BY MARY ALICE DIXON
When I look at her hands, sweet crumbling
Carolina cracker, I see Amazon flesh under
lilac lacquer.
I see Appalachian raisin pie, hot knuckled
with nuts, kneaded with thumbs, tart old
purple plums.
When I touch my own hands they twist
to my mother’s silvered glass wrist
as she answers the song of brittling sky
dancing down Providence Road, to fly
where the path narrows to nothing, where
the shoulder ambushes the foot that dared
venture forth seeking I-85 north, where she
fell.
When I look at my palms I see my mother’s
October hands in me, tulip blood in winter skin,
broken heart that turned to tin, the day my
mother died.
When I look at my hands, hard laced to the bones
of her ladder back chair, I see my own fingers are
folding in prayer, bearing the arms of the woman
who carried them there, sweet Carolina cracker,
mystery of Amazon flesh, lilac lacquer.
Mary Alice Dixon lives in Charlotte, NC, where she volunteers with hospice. She has been an attorney and a professor of architectural history who taught in China, North Carolina, and Minnesota. Her recent work is in, or forthcoming from, Kakalak, Main Street Rag, Mythic Circle, Capsule Stories, That Southern Thing, County Lines, Stonecoast Review, North Dakota Quarterly, Passager's Pandemic Diaries, Pine Song Awards: 2021, and elsewhere.

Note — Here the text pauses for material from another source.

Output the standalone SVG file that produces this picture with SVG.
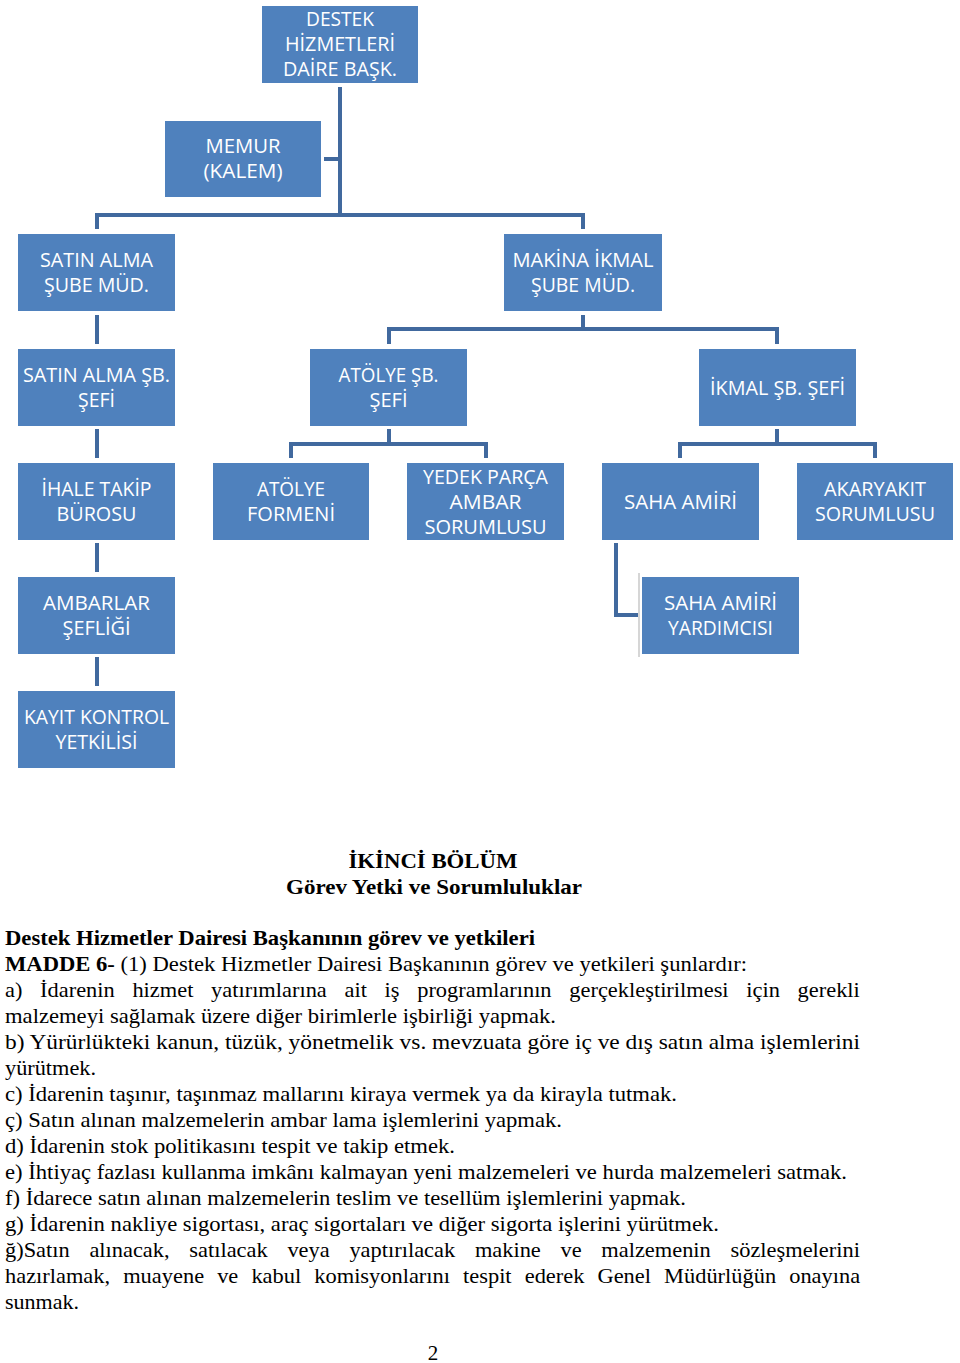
<svg xmlns="http://www.w3.org/2000/svg" width="960" height="1363" viewBox="0 0 960 1363">
<style>
.box{fill:#4F81BD}
.lbl{font-family:"Open Sans","Liberation Sans",sans-serif;font-size:20px;fill:#ffffff;text-anchor:middle}
.conn{stroke:#41699E;stroke-width:4;fill:none}
.body{font-family:"Liberation Serif","Times New Roman",serif;font-size:21px;fill:#000000}
.bold{font-weight:bold}
</style>
<rect width="960" height="1363" fill="#ffffff"/>
<g id="connectors">
<path class="conn" d="M340,87 V215"/>
<path class="conn" d="M324,159 H340"/>
<path class="conn" d="M97,229 V215 H583 V229"/>
<path class="conn" d="M97,315 V344"/>
<path class="conn" d="M97,429 V458"/>
<path class="conn" d="M97,543 V572"/>
<path class="conn" d="M97,657 V686"/>
<path class="conn" d="M583,315 V329"/>
<path class="conn" d="M389,344 V329 H777 V344"/>
<path class="conn" d="M389,429 V444"/>
<path class="conn" d="M291,458 V444 H486 V458"/>
<path class="conn" d="M777,429 V444"/>
<path class="conn" d="M680,458 V444 H875 V458"/>
<path class="conn" d="M616,543 V615 H638"/>
<path d="M639,573 V657" stroke="#c8c8c8" stroke-width="1.5" fill="none"/>
</g>
<g id="n-daire">
<rect class="box" x="262" y="6" width="156" height="77"/>
<text class="lbl" x="340" y="26" textLength="68" lengthAdjust="spacingAndGlyphs">DESTEK</text>
<text class="lbl" x="340" y="51" textLength="110" lengthAdjust="spacingAndGlyphs">HİZMETLERİ</text>
<text class="lbl" x="340" y="76" textLength="114" lengthAdjust="spacingAndGlyphs">DAİRE BAŞK.</text>
</g>
<g id="n-memur">
<rect class="box" x="165" y="121" width="156" height="76"/>
<text class="lbl" x="243" y="153" textLength="75" lengthAdjust="spacingAndGlyphs">MEMUR</text>
<text class="lbl" x="243" y="178" textLength="79" lengthAdjust="spacingAndGlyphs">(KALEM)</text>
</g>
<g id="n-satinalma-sube">
<rect class="box" x="18" y="234" width="157" height="77"/>
<text class="lbl" x="96.5" y="267" textLength="113" lengthAdjust="spacingAndGlyphs">SATIN ALMA</text>
<text class="lbl" x="96.5" y="292" textLength="105" lengthAdjust="spacingAndGlyphs">ŞUBE MÜD.</text>
</g>
<g id="n-makina-sube">
<rect class="box" x="504" y="234" width="158" height="77"/>
<text class="lbl" x="583" y="267" textLength="141" lengthAdjust="spacingAndGlyphs">MAKİNA İKMAL</text>
<text class="lbl" x="583" y="292" textLength="104" lengthAdjust="spacingAndGlyphs">ŞUBE MÜD.</text>
</g>
<g id="n-satinalma-sef">
<rect class="box" x="18" y="349" width="157" height="77"/>
<text class="lbl" x="96.5" y="382" textLength="147" lengthAdjust="spacingAndGlyphs">SATIN ALMA ŞB.</text>
<text class="lbl" x="96.5" y="407" textLength="37" lengthAdjust="spacingAndGlyphs">ŞEFİ</text>
</g>
<g id="n-atolye-sef">
<rect class="box" x="310" y="349" width="157" height="77"/>
<text class="lbl" x="388.5" y="382" textLength="100" lengthAdjust="spacingAndGlyphs">ATÖLYE ŞB.</text>
<text class="lbl" x="388.5" y="407" textLength="38" lengthAdjust="spacingAndGlyphs">ŞEFİ</text>
</g>
<g id="n-ikmal-sef">
<rect class="box" x="699" y="349" width="157" height="77"/>
<text class="lbl" x="777.5" y="394.5" textLength="135" lengthAdjust="spacingAndGlyphs">İKMAL ŞB. ŞEFİ</text>
</g>
<g id="n-ihale">
<rect class="box" x="18" y="463" width="157" height="77"/>
<text class="lbl" x="96.5" y="496" textLength="110" lengthAdjust="spacingAndGlyphs">İHALE TAKİP</text>
<text class="lbl" x="96.5" y="521" textLength="80" lengthAdjust="spacingAndGlyphs">BÜROSU</text>
</g>
<g id="n-atolye-formeni">
<rect class="box" x="213" y="463" width="156" height="77"/>
<text class="lbl" x="291" y="496" textLength="68" lengthAdjust="spacingAndGlyphs">ATÖLYE</text>
<text class="lbl" x="291" y="521" textLength="88" lengthAdjust="spacingAndGlyphs">FORMENİ</text>
</g>
<g id="n-yedek-parca">
<rect class="box" x="407" y="463" width="157" height="77"/>
<text class="lbl" x="485.5" y="483.5" textLength="125" lengthAdjust="spacingAndGlyphs">YEDEK PARÇA</text>
<text class="lbl" x="485.5" y="508.5" textLength="72" lengthAdjust="spacingAndGlyphs">AMBAR</text>
<text class="lbl" x="485.5" y="533.5" textLength="122" lengthAdjust="spacingAndGlyphs">SORUMLUSU</text>
</g>
<g id="n-saha-amiri">
<rect class="box" x="602" y="463" width="157" height="77"/>
<text class="lbl" x="680.5" y="508.5" textLength="113" lengthAdjust="spacingAndGlyphs">SAHA AMİRİ</text>
</g>
<g id="n-akaryakit">
<rect class="box" x="797" y="463" width="156" height="77"/>
<text class="lbl" x="875" y="496" textLength="102" lengthAdjust="spacingAndGlyphs">AKARYAKIT</text>
<text class="lbl" x="875" y="521" textLength="120" lengthAdjust="spacingAndGlyphs">SORUMLUSU</text>
</g>
<g id="n-ambarlar">
<rect class="box" x="18" y="577" width="157" height="77"/>
<text class="lbl" x="96.5" y="610" textLength="107" lengthAdjust="spacingAndGlyphs">AMBARLAR</text>
<text class="lbl" x="96.5" y="635" textLength="68" lengthAdjust="spacingAndGlyphs">ŞEFLİĞİ</text>
</g>
<g id="n-saha-yardimcisi">
<rect class="box" x="642" y="577" width="157" height="77"/>
<text class="lbl" x="720.5" y="610" textLength="113" lengthAdjust="spacingAndGlyphs">SAHA AMİRİ</text>
<text class="lbl" x="720.5" y="635" textLength="105" lengthAdjust="spacingAndGlyphs">YARDIMCISI</text>
</g>
<g id="n-kayit">
<rect class="box" x="18" y="691" width="157" height="77"/>
<text class="lbl" x="96.5" y="724" textLength="145" lengthAdjust="spacingAndGlyphs">KAYIT KONTROL</text>
<text class="lbl" x="96.5" y="749" textLength="82" lengthAdjust="spacingAndGlyphs">YETKİLİSİ</text>
</g>
<g id="text-block">
<text class="body bold" x="433" y="868" text-anchor="middle" textLength="169" lengthAdjust="spacingAndGlyphs">İKİNCİ BÖLÜM</text>
<text class="body bold" x="434" y="894" text-anchor="middle" textLength="296" lengthAdjust="spacingAndGlyphs">Görev Yetki ve Sorumluluklar</text>
<text class="body bold" x="5" y="945" textLength="530" lengthAdjust="spacingAndGlyphs">Destek Hizmetler Dairesi Başkanının görev ve yetkileri</text>
<text class="body" x="5" y="971" textLength="742" lengthAdjust="spacingAndGlyphs"><tspan class="bold">MADDE 6-</tspan> (1) Destek Hizmetler Dairesi Başkanının görev ve yetkileri şunlardır:</text>
<g id="line-a">
<text class="body" x="5" y="997" textLength="17.4" lengthAdjust="spacingAndGlyphs">a)</text>
<text class="body" x="40.1" y="997" textLength="74.6" lengthAdjust="spacingAndGlyphs">İdarenin</text>
<text class="body" x="132.4" y="997" textLength="61" lengthAdjust="spacingAndGlyphs">hizmet</text>
<text class="body" x="211.1" y="997" textLength="115.7" lengthAdjust="spacingAndGlyphs">yatırımlarına</text>
<text class="body" x="344.5" y="997" textLength="22.4" lengthAdjust="spacingAndGlyphs">ait</text>
<text class="body" x="384.6" y="997" textLength="14.9" lengthAdjust="spacingAndGlyphs">iş</text>
<text class="body" x="417.2" y="997" textLength="134.4" lengthAdjust="spacingAndGlyphs">programlarının</text>
<text class="body" x="569.3" y="997" textLength="159.3" lengthAdjust="spacingAndGlyphs">gerçekleştirilmesi</text>
<text class="body" x="746.3" y="997" textLength="33.6" lengthAdjust="spacingAndGlyphs">için</text>
<text class="body" x="797.6" y="997" textLength="62.2" lengthAdjust="spacingAndGlyphs">gerekli</text>
</g>
<text class="body" x="5" y="1023" textLength="551" lengthAdjust="spacingAndGlyphs">malzemeyi sağlamak üzere diğer birimlerle işbirliği yapmak.</text>
<text class="body" x="5" y="1049" textLength="855" lengthAdjust="spacingAndGlyphs">b) Yürürlükteki kanun, tüzük, yönetmelik vs. mevzuata göre iç ve dış satın alma işlemlerini</text>
<text class="body" x="5" y="1075" textLength="91" lengthAdjust="spacingAndGlyphs">yürütmek.</text>
<text class="body" x="5" y="1101" textLength="672" lengthAdjust="spacingAndGlyphs">c) İdarenin taşınır, taşınmaz mallarını kiraya vermek ya da kirayla tutmak.</text>
<text class="body" x="5" y="1127" textLength="557" lengthAdjust="spacingAndGlyphs">ç) Satın alınan malzemelerin ambar lama işlemlerini yapmak.</text>
<text class="body" x="5" y="1153" textLength="450" lengthAdjust="spacingAndGlyphs">d) İdarenin stok politikasını tespit ve takip etmek.</text>
<text class="body" x="5" y="1179" textLength="842" lengthAdjust="spacingAndGlyphs">e) İhtiyaç fazlası kullanma imkânı kalmayan yeni malzemeleri ve hurda malzemeleri satmak.</text>
<text class="body" x="5" y="1205" textLength="681" lengthAdjust="spacingAndGlyphs">f) İdarece satın alınan malzemelerin teslim ve tesellüm işlemlerini yapmak.</text>
<text class="body" x="5" y="1231" textLength="714" lengthAdjust="spacingAndGlyphs">g) İdarenin nakliye sigortası, araç sigortaları ve diğer sigorta işlerini yürütmek.</text>
<g id="line-g2">
<text class="body" x="5" y="1257" textLength="64.7" lengthAdjust="spacingAndGlyphs">ğ)Satın</text>
<text class="body" x="89.4" y="1257" textLength="80.2" lengthAdjust="spacingAndGlyphs">alınacak,</text>
<text class="body" x="189.3" y="1257" textLength="78.4" lengthAdjust="spacingAndGlyphs">satılacak</text>
<text class="body" x="287.4" y="1257" textLength="42.3" lengthAdjust="spacingAndGlyphs">veya</text>
<text class="body" x="349.4" y="1257" textLength="105.8" lengthAdjust="spacingAndGlyphs">yaptırılacak</text>
<text class="body" x="474.9" y="1257" textLength="65.9" lengthAdjust="spacingAndGlyphs">makine</text>
<text class="body" x="560.5" y="1257" textLength="21.1" lengthAdjust="spacingAndGlyphs">ve</text>
<text class="body" x="601.3" y="1257" textLength="109.5" lengthAdjust="spacingAndGlyphs">malzemenin</text>
<text class="body" x="730.5" y="1257" textLength="129.4" lengthAdjust="spacingAndGlyphs">sözleşmelerini</text>
</g>
<g id="line-h">
<text class="body" x="5" y="1283" textLength="105.1" lengthAdjust="spacingAndGlyphs">hazırlamak,</text>
<text class="body" x="123.2" y="1283" textLength="80.9" lengthAdjust="spacingAndGlyphs">muayene</text>
<text class="body" x="217.2" y="1283" textLength="21.1" lengthAdjust="spacingAndGlyphs">ve</text>
<text class="body" x="251.4" y="1283" textLength="49.8" lengthAdjust="spacingAndGlyphs">kabul</text>
<text class="body" x="314.3" y="1283" textLength="135.7" lengthAdjust="spacingAndGlyphs">komisyonlarını</text>
<text class="body" x="463.1" y="1283" textLength="48.5" lengthAdjust="spacingAndGlyphs">tespit</text>
<text class="body" x="524.7" y="1283" textLength="59.7" lengthAdjust="spacingAndGlyphs">ederek</text>
<text class="body" x="597.5" y="1283" textLength="53.5" lengthAdjust="spacingAndGlyphs">Genel</text>
<text class="body" x="664.1" y="1283" textLength="112" lengthAdjust="spacingAndGlyphs">Müdürlüğün</text>
<text class="body" x="789.2" y="1283" textLength="70.9" lengthAdjust="spacingAndGlyphs">onayına</text>
</g>
<text class="body" x="5" y="1309" textLength="74" lengthAdjust="spacingAndGlyphs">sunmak.</text>
<text class="body" x="433" y="1360" text-anchor="middle">2</text>
</g>
</svg>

Process Note: October Hands arose when an old friend asked me what I see in my hands. The answer became a poem for my mother, born in October, one hundred years ago. When I pick up my pen, I see my mother's fingerprints. When I finished the first draft of October Hands, I made a pie from one of my mother's favorite recipes. My kitchen was a mess but my pie was hot and nutty, which pretty much describes the way I write. For me, pies and poems come from the same place - hands that aren't afraid to make a mess.